Raccomandazioni che l’AFL-CIO sta già applicando nelle proprie sedi, in tutti gli stati Usa, lavorando senza sosta per proteggere il personale impiegato nell’assistenza e potenziare i servizi di emergenza. E al contempo formando e istruendo i delegati per informare nei luoghi di lavoro su come comportarsi e proteggersi. Ai governi degli stati Usa il sindacato chiede inoltre di intraprendere un’azione su vasta scala, e con l’urgenza richiesta da questa pandemia. In particolare, è richiesta la protezione di chi è impegnato in prima linea, tramite: (i) l’impiego immediato di fondi straordinari per il sistema sanitario (che, va ricordato, è sostanzialmente privato); (ii) la distribuzione di aiuti e sussidi economici ai lavoratori che hanno perso il posto di lavoro o a cui è stato sospeso il salario; (iii) l’assistenza sanitaria a chi non ha coperture assicurative; (iv) stanziamenti per la pronta ripresa del sistema produttivo e dell’occupazione. Per fare ciò, continua il documento dell’AFL-CIO, occorrono politiche immediate e di medio periodo nei settori della salute e sicurezza sul lavoro, tutele dei lavoratori (come ferie e giornate di malattia retribuite, indennità di disoccupazione), cure mediche e assistenza sociale gratuita per le fasce povere, una grande iniezione di risorse per contrastare l’impatto della pandemia sull’economia.

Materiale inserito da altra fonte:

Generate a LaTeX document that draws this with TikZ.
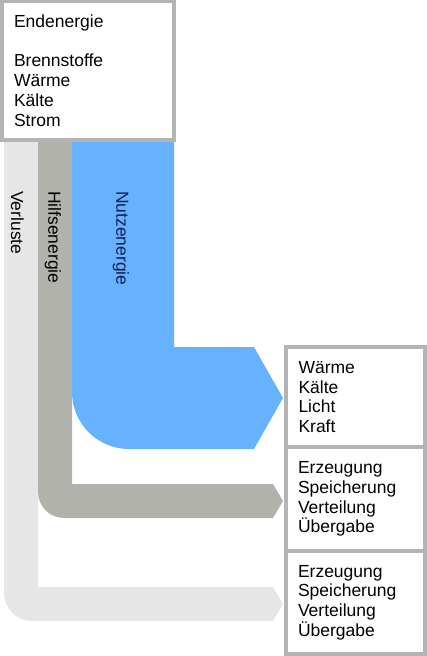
\documentclass[tikz,border=0pt]{standalone}
\usepackage{fontspec}
\setmainfont{Liberation Sans}
\usetikzlibrary{positioning}
\definecolor{nutzblue}{RGB}{102, 178, 255}
\definecolor{hilfgray}{RGB}{178, 178, 172}
\definecolor{verlustgray}{RGB}{230, 230, 230}
\definecolor{boxgray}{RGB}{180, 180, 180}
\definecolor{navy}{RGB}{20, 30, 90}
\def\rnutz{57}
\def\rhilf{26}
\def\rverl{28}
\tikzset{
  kasten/.style={draw=boxgray, line width=4pt, fill=white, outer sep=0pt,
    inner ysep=0pt, align=left, font=\fontsize{17.5}{19.7}\selectfont},
  bandlabel/.style={font=\fontsize{17.5}{19.7}\selectfont, rotate=-90,
    anchor=west, inner sep=0pt}
}
\begin{document}
\begin{tikzpicture}[x=1pt, y=-1pt, line cap=round]

                 \useasboundingbox (0, 0) rectangle (427, 656);

                 \path[fill=verlustgray] (4, 141) -- (38, 141) -- (38, 587)
                 -- (273, 587) -- (283, 604) -- (273, 621)
                 -- (4 + \rverl, 621)
                 arc[start angle=90, end angle=180, radius=\rverl] -- cycle;

                 \path[fill=hilfgray] (38, 141) -- (72, 141) -- (72, 484)
                 -- (273, 484) -- (283, 501) -- (273, 518)
                 -- (38 + \rhilf, 518)
                 arc[start angle=90, end angle=180, radius=\rhilf] -- cycle;

                 \path[fill=nutzblue] (72, 141) -- (174, 141) -- (174, 347)
                 -- (254, 347) -- (283, 398) -- (254, 449)
                 -- (72 + \rnutz, 449)
                 arc[start angle=90, end angle=180, radius=\rnutz] -- cycle;

                 \node[bandlabel] (verluste) at (17.5, 191) {Verluste};
                 \node[bandlabel] (hilfsenergie) at (53, 191) {Hilfsenergie};
                 \node[bandlabel, text=navy] (nutzenergie) at (121, 191) {Nutzenergie};

                 \node[kasten, anchor=north west, inner xsep=12pt, text width=148pt,
                 minimum height=139pt] (endenergie) at (2, 1)
                 {Endenergie\\[\baselineskip]Brennstoffe\\Wärme\\Kälte\\Strom};

                 \node[kasten, anchor=north west, inner xsep=13pt, text width=113.5pt,
                 minimum height=100pt] (nutzung) at (285.5, 347)
                 {Wärme\\Kälte\\Licht\\Kraft};
                 \node[kasten, below=0pt of nutzung, inner xsep=12.5pt, text width=114.5pt,
                 minimum height=104pt] (technik)
                 {Erzeugung\\Speicherung\\Verteilung\\Übergabe};
                 \node[kasten, below=0pt of technik, inner xsep=12.5pt, text width=114.5pt,
                 minimum height=103pt] (verlust)
                 {Erzeugung\\Speicherung\\Verteilung\\Übergabe};

             \end{tikzpicture}
\end{document}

Anche in Canada, il Canadian Labour Congress (CLC), la principale centrale sindacale canadese, si è mobilitata per la difesa della salute e del lavoro, formulando un parchetto di richieste alle istituzioni. In sintesi, le richieste sono: (i) attivare accordi di lavoro flessibili, telelavoro, video e teleconferenza, porre fine ai viaggi non essenziali e posticipare riunioni ed eventi non necessari; (ii) fornire un congedo per malattia retribuito in regime di invalidità a breve termine e piani di congedo per malattia garantendo copertura per terapie e medicinali; (iii) riconoscere il congedo per malattia di 14 giorni durante il periodo di quarantena; (iv) proibire l’obbligo dei test del coronavirus come condizione per continuare a lavorare; (v) ridurre al minimo i licenziamenti ricorrendo a tutti gli istituti a disposizione; (vi) realizzare un coordinamento costante con i delegati alla salute e sicurezza e con i sindacati in materia di salute e sicurezza per fornire informazioni accurate e tempestive ai dipendenti sull’accesso a obblighi, sussidi e assistenza; (vii) garantire alle famiglie delle vittime assistenza psico-sociale per chi si trova in condizioni di fragilità.